> _Exercise goal_
Give the data again exactly as written, skipping any pictures.
━━━ Source material ━━━
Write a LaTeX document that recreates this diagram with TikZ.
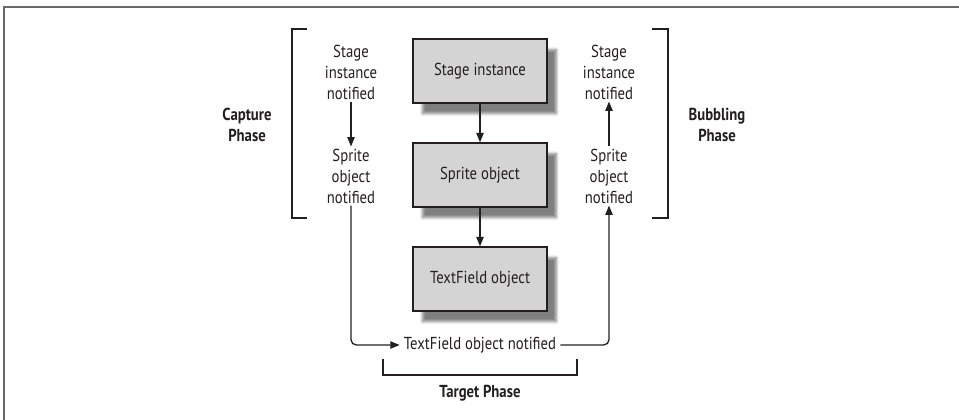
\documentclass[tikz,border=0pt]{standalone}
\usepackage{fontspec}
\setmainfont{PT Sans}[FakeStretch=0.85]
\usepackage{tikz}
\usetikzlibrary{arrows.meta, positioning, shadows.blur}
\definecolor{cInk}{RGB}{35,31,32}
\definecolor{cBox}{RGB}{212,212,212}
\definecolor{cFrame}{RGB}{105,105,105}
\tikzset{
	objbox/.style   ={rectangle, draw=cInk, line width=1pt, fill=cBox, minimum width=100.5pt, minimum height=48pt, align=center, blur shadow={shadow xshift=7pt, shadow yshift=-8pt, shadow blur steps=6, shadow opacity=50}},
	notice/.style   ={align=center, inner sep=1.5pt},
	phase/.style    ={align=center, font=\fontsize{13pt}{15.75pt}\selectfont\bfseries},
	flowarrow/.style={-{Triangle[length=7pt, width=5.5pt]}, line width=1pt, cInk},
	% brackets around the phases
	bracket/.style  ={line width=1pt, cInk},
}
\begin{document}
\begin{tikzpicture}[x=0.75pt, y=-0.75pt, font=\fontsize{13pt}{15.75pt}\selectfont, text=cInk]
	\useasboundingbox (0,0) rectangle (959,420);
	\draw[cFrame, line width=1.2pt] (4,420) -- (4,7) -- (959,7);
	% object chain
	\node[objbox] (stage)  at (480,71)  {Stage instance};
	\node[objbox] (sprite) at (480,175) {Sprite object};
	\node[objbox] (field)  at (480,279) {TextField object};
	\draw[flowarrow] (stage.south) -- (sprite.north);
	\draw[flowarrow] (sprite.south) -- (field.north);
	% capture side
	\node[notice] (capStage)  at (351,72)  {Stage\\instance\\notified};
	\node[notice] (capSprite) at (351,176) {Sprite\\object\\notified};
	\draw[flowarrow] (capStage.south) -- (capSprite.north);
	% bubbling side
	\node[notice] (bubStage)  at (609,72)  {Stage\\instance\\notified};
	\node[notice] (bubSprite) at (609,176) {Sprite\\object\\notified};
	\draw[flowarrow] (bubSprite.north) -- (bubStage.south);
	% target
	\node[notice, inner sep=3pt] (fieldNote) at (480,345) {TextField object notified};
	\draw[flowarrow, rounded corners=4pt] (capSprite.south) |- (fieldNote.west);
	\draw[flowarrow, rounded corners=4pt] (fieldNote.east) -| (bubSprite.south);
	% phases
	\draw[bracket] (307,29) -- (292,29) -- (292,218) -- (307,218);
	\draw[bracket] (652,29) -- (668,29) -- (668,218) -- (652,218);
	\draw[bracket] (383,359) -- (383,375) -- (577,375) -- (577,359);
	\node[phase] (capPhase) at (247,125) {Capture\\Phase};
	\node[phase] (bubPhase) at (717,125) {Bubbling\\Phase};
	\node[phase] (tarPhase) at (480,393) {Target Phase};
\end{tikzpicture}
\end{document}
━━━
> _Problem solution_
Write a LaTeX document that recreates this diagram with TikZ.
\documentclass[tikz,border=0pt]{standalone}
\usepackage{fontspec}
\setmainfont{PT Sans}[FakeStretch=0.85]
\usepackage{tikz}
\usetikzlibrary{arrows.meta, positioning, shadows.blur}
\definecolor{cInk}{RGB}{35,31,32}
\definecolor{cBox}{RGB}{212,212,212}
\definecolor{cFrame}{RGB}{105,105,105}
\tikzset{
	objbox/.style   ={rectangle, draw=cInk, line width=1pt, fill=cBox, minimum width=100.5pt, minimum height=48pt, align=center, blur shadow={shadow xshift=7pt, shadow yshift=-8pt, shadow blur steps=6, shadow opacity=50}},
	notice/.style   ={align=center, inner sep=1.5pt},
	phase/.style    ={align=center, font=\fontsize{13pt}{15.75pt}\selectfont\bfseries},
	flowarrow/.style={-{Triangle[length=7pt, width=5.5pt]}, line width=1pt, cInk},
	% brackets around the phases
	bracket/.style  ={line width=1pt, cInk},
}
\begin{document}
\begin{tikzpicture}[x=0.75pt, y=-0.75pt, font=\fontsize{13pt}{15.75pt}\selectfont, text=cInk]
	\useasboundingbox (0,0) rectangle (959,420);
	\draw[cFrame, line width=1.2pt] (4,420) -- (4,7) -- (959,7);
	% object chain
	\node[objbox] (stage)  at (480,71)  {Stage instance};
	\node[objbox] (sprite) at (480,175) {Sprite object};
	\node[objbox] (field)  at (480,279) {TextField object};
	\draw[flowarrow] (stage.south) -- (sprite.north);
	\draw[flowarrow] (sprite.south) -- (field.north);
	% capture side
	\node[notice] (capStage)  at (351,72)  {Stage\\instance\\notified};
	\node[notice] (capSprite) at (351,176) {Sprite\\object\\notified};
	\draw[flowarrow] (capStage.south) -- (capSprite.north);
	% bubbling side
	\node[notice] (bubStage)  at (609,72)  {Stage\\instance\\notified};
	\node[notice] (bubSprite) at (609,176) {Sprite\\object\\notified};
	\draw[flowarrow] (bubSprite.north) -- (bubStage.south);
	% target
	\node[notice, inner sep=3pt] (fieldNote) at (480,345) {TextField object notified};
	\draw[flowarrow, rounded corners=4pt] (capSprite.south) |- (fieldNote.west);
	\draw[flowarrow, rounded corners=4pt] (fieldNote.east) -| (bubSprite.south);
	% phases
	\draw[bracket] (307,29) -- (292,29) -- (292,218) -- (307,218);
	\draw[bracket] (652,29) -- (668,29) -- (668,218) -- (652,218);
	\draw[bracket] (383,359) -- (383,375) -- (577,375) -- (577,359);
	\node[phase] (capPhase) at (247,125) {Capture\\Phase};
	\node[phase] (bubPhase) at (717,125) {Bubbling\\Phase};
	\node[phase] (tarPhase) at (480,393) {Target Phase};
\end{tikzpicture}
\end{document}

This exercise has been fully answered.